Great, thanks alot guys!


----------



## Numbersman61 (Jan 26, 2015)

http://www.cra-arc.gc.ca/E/pub/tg/rc4070/rc4070-14e.pdf
Once you are registered for GST you must charge GST on all invoices (page 11)


----------



## wendi1 (Oct 2, 2013)

Until you de-register.

http://www.cra-arc.gc.ca/tx/bsnss/tpcs/gst-tps/bspsbch/cncllng/menu-eng.html#hwndwhn


----------



## VideoTaxJoe (Jun 24, 2015)

In this situation it really looks like Biz Inc. is getting bad tax advice…and there are significant implications for both you and “Biz Inc.”

A)	While it is true that GST doesn't generally need to be paid on products exported to foreign jurisdictions, the same isn't true when a service is provided to that foreign corporation relating to real estate or products located in Canada. It really depends on what types of services are being provided…but it sounds like they would be caught. Biz Inc. should probably be charging the foreign companies GST as well.
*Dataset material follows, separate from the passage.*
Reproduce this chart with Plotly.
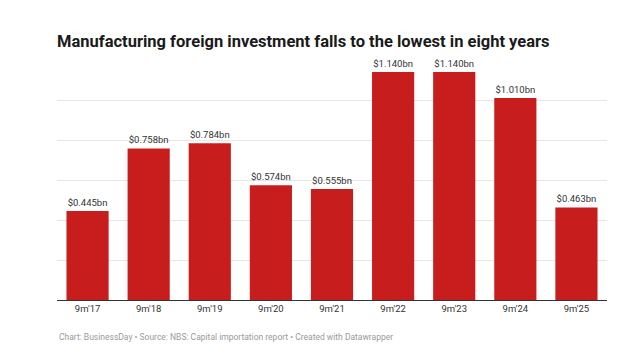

This is a huge problem for Biz Inc. because they could be held liable for a ton of uncollected GST over the years on those contracts....plus all of the other contracts they have in the rest of Canada that are probably being treated incorrectly.

B)	In terms of their payments to you, I can't think of any situations or reasons why the fact that Biz Inc. is being paid by a foreign corporation dissolves you of your responsibility to charge GST.

In the case that Biz Inc. should be charging GST to the foreign customer, they should get credit for any GST paid to you. In the case that they shouldn’t, they should still be able to get a refund from CRA for GST paid to you. In other words, Biz Inc. should not be any worse off by having to pay GST to you.

I don't know how you can convince Biz Inc. to do it, but they really need to get good advice quickly...before they put both themself and you out of business. 

Perhaps point them to section entitled “Services provided in whole, or in part, in Canada” in CRA Guide RC 4027 (http://www.cra-arc.gc.ca/E/pub/gp/rc4027/rc4027-13e.pdf) 

Wish I could give you better news, don't shoot the messenger!

On a side note, you should consider using the "quick method of accounting" for GST purposes. This could save you quite a bit of time and money. There are comments on it in the CRA guide mentioned above.


----------



## domelight (Oct 12, 2012)

KingTea said:


> Hi there, long time lurker first time poster.
> 
> I have seen similar questions answered, but wanted to touch on my situation specifically.
> 
> ...


 I would suggest you seek professional advice, it is likely you do need to collect HST it is just that the US company refuses to pay it. That being said service contracts sometimes have exceptions, for example if a US company sells a furnace to a Cdn person and the Cdn buys a service contract directly from the US entity as part of the original purchase, then the US company can sub out the work to a cdn contractor and said Cdn contractor does not have to collect HST. But your not sub contracting to the US supplier, you are sub contracting to a cdn contractor who is sub contracting to the US supplier.
You should seek professional advice specific to you. You can always phone CRA and explain, but if you do this ask the section of the act they are referencing and then reference those sections. DO NOT take CRA at their word, they are wrong all the time and in an audit what someone told you over the phone with no evidence will mean nothing in an audit.


----------